Items →
* BEGIN *
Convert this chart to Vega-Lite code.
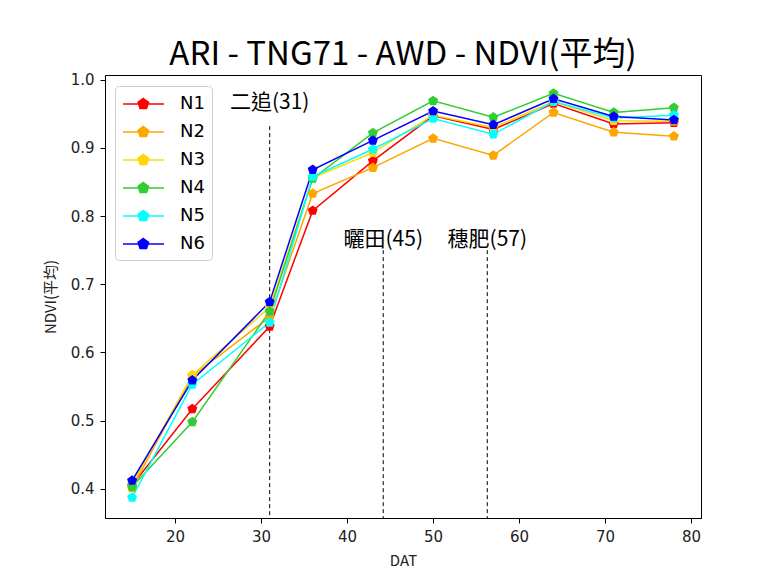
* END *
* BEGIN *
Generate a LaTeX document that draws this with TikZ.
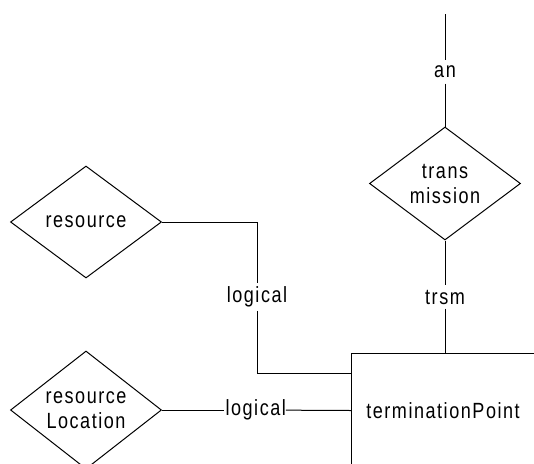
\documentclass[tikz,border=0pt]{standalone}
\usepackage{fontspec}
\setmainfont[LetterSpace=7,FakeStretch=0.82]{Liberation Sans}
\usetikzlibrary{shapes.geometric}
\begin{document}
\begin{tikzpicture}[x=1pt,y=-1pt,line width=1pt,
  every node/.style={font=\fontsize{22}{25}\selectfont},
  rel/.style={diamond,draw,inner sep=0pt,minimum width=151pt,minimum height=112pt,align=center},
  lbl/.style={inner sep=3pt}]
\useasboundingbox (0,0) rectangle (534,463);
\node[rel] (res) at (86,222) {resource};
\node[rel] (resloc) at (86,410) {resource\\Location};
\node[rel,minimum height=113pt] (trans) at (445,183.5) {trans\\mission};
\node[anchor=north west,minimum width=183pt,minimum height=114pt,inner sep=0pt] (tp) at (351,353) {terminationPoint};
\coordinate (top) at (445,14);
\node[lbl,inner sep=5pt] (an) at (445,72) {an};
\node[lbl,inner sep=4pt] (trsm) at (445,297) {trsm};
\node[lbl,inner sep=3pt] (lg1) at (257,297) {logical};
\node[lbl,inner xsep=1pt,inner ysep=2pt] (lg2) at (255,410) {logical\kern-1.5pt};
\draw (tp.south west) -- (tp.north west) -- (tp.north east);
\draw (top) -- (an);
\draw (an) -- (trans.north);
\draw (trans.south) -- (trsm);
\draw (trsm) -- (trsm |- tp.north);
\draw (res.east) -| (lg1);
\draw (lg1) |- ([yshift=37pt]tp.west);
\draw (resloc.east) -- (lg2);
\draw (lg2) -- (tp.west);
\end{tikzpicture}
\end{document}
* END *
Your answer should be only the number of lines that hold the word "this".

Final answer → 2